El 15 de enero de 1932 los pedagogos de aquella rudimentaria escuela primaria se plantaron ante al cruel dictador venezolano Juan Vicente Gómez al fundar la Sociedad Venezolana de Maestros exigiendo justos derechos laborales para garantizar una buena educación en un país repleto de infantes y adultos analfabetas, descalzos, tuberculosos y sifilíticos.

Los siguientes ochenta años en medio de turbulentos cambios sociopolíticos, esa dura lucha continuó desde las esferas pública y privada, abarcando lentamente todos los niveles incluido el universitario con logros no plenos para toda la población, hasta abarcar el democrático y eficaz Plan de Becas Fundayacucho en 1975.

El docente de los ciclos preescolar, primaria y secundaria configura el mayoritario humilde gremio que sin tregua mendiga de rodillas ante el Estado y sus gobiernos de turno las remuneraciones salariales, que hasta su jubilación les permitan subsistir con un estatus económico decente y actualizar métodos para sus enseñanzas. El Talmud dice: “Un maestro es quien sabe aprender para enseñar”.

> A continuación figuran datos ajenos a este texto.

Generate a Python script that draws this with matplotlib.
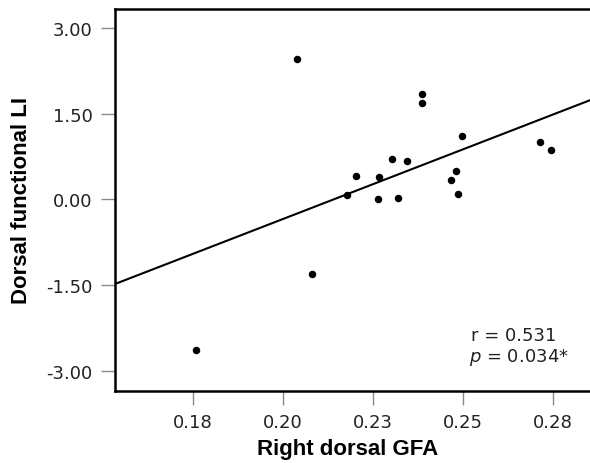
import numpy as np
import matplotlib
matplotlib.use("Agg")
import matplotlib.pyplot as plt

# Data
gfa = [0.2039, 0.2387, 0.2386, 0.2498, 0.2713, 0.2744, 0.2304, 0.2345, 0.2204,
       0.2267, 0.2480, 0.2467, 0.2178, 0.2265, 0.2319, 0.2485, 0.1757, 0.2080]
li = [2.463, 1.838, 1.687, 1.110, 1.005, 0.870, 0.700, 0.677, 0.403,
      0.392, 0.497, 0.340, 0.070, 0.012, 0.030, 0.088, -2.625, -1.300]
x_ticks = [0.175, 0.200, 0.225, 0.250, 0.275]
x_ticklabels = ["0.18", "0.20", "0.23", "0.25", "0.28"]
y_ticks = [-3.0, -1.5, 0.0, 1.5, 3.0]
y_ticklabels = ["-3.00", "-1.50", "0.00", "1.50", "3.00"]
stats_r = "r = 0.531"
stats_p = r"$\it{p}$ = 0.034*"

fig = plt.figure(figsize=(5.9, 4.64), dpi=100)
ax = fig.add_axes([115 / 590, 72 / 464, 1 - 115 / 590, (392 - 10) / 464])

xlim = (0.1533, 0.2853)
ylim = (-3.35, 3.33)
ax.set_xlim(*xlim)
ax.set_ylim(*ylim)

ax.plot(gfa, li, "o", color="black", markersize=5.4, markeredgewidth=0, zorder=3)

slope, intercept = np.polyfit(gfa, li, 1)
xl = np.array(xlim)
ax.plot(xl, slope * xl + intercept, color="black", lw=1.5, zorder=2)

for s in ["left", "bottom", "top"]:
    ax.spines[s].set_linewidth(1.8)
    ax.spines[s].set_color("black")
ax.spines["right"].set_visible(False)

ax.set_xticks(x_ticks)
ax.set_xticklabels(x_ticklabels)
ax.set_yticks(y_ticks)
ax.set_yticklabels(y_ticklabels)
ax.tick_params(axis="both", which="major", length=10, width=1.0, color="#8a8a8a",
               labelsize=13, labelcolor="#222222", pad=6, direction="out")
for lab in ax.get_xticklabels() + ax.get_yticklabels():
    lab.set_family("DejaVu Sans")

ax.set_xlabel("Right dorsal GFA", fontsize=16, fontweight="bold",
              family="Liberation Sans")
ax.set_ylabel("Dorsal functional LI", fontsize=16, fontweight="bold",
              family="Liberation Sans")
ax.xaxis.set_label_coords((348 - 115) / 475, -(450 - 392) / 382)
ax.yaxis.set_label_coords(-(115 - 22) / 475, 0.5)
ax.xaxis.label.set_va("center")
ax.yaxis.label.set_va("center")

fig.text(471 / 590, 1 - 341 / 464, stats_r, fontsize=13, color="#222222",
         ha="left", va="baseline", family="DejaVu Sans")
fig.text(469 / 590, 1 - 362 / 464, stats_p, fontsize=13, color="#222222",
         ha="left", va="baseline", family="DejaVu Sans")

fig.savefig("out.png", dpi=100)
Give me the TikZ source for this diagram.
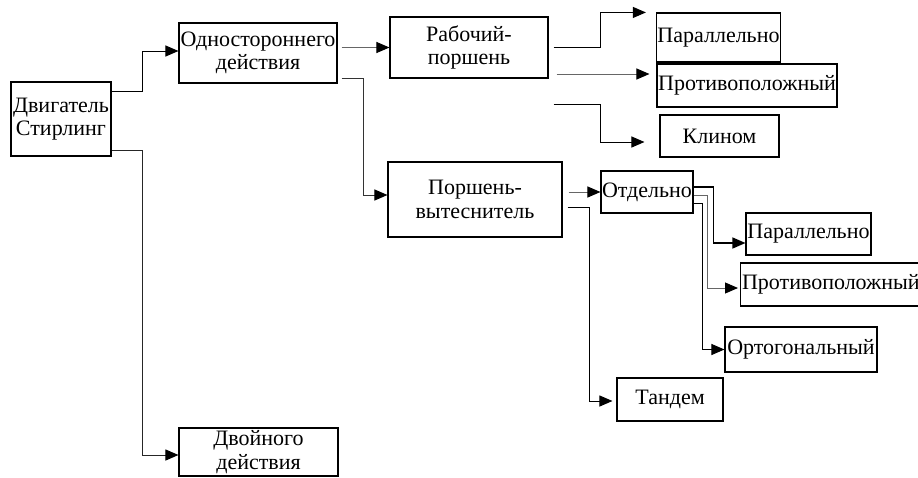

No se ha terminado de comprender a fondo hasta qué punto su labor requiere continuo estudio y práctica porque es la columna vertebral capaz de transformar al simple habitante tantas veces esclavo y víctima de las circunstancias en firme, competente y cabal ciudadano con derechos y deberes en cualquiera de las profesiones, oficios y tareas que libremente desempeña.

Ese maestro, docente o profesor tan marginado por tradición en muchos regímenes y sistemas ideologizados, es la raíz recta o torcida, sana o podrida de una planta llamada imperio, nación o país. Es quien inculca y proyecta con su ejemplo el significado de ser persona libre bajo un control que vigila para impedir violaciones disciplinarias destinadas a irrespetar o eliminar al otro, su compañero, su condiscípulo distinto, su futuro colega, pana o adversario. Evita que el aula sea jaula, que la cátedra sea cárcel o cadalso.

Pero en la ex Venezuela el castrochavismo sí entendió desde su origen que los sectores militares y magisteriales deben ser catequizados a tiempo y a la fuerza bruta, adoctrinando y comprando su adherencia o despreciando sus peticiones porque ambos son la plataforma que sostiene a su Estado comunal recientemente decretado como si nada por la ilegítima Asamblea Nacional, mientras los cabecillas de partiditos políticos se distraen jugando a sufragios de toda clase que saben bien no permiten elegir.

Celebremos, pues, a los maestros que hoy siguen batallando por su auténtico buen día, dentro de esta noche larga y tenebrosa del tropical totalitarismo chavista. Como nunca antes muestran una coherencia noble, responsablemente rebelde. Su conducta seria dignifica de nuevo el sitio donde nacieron Simón Rodríguez y Andrés Bello.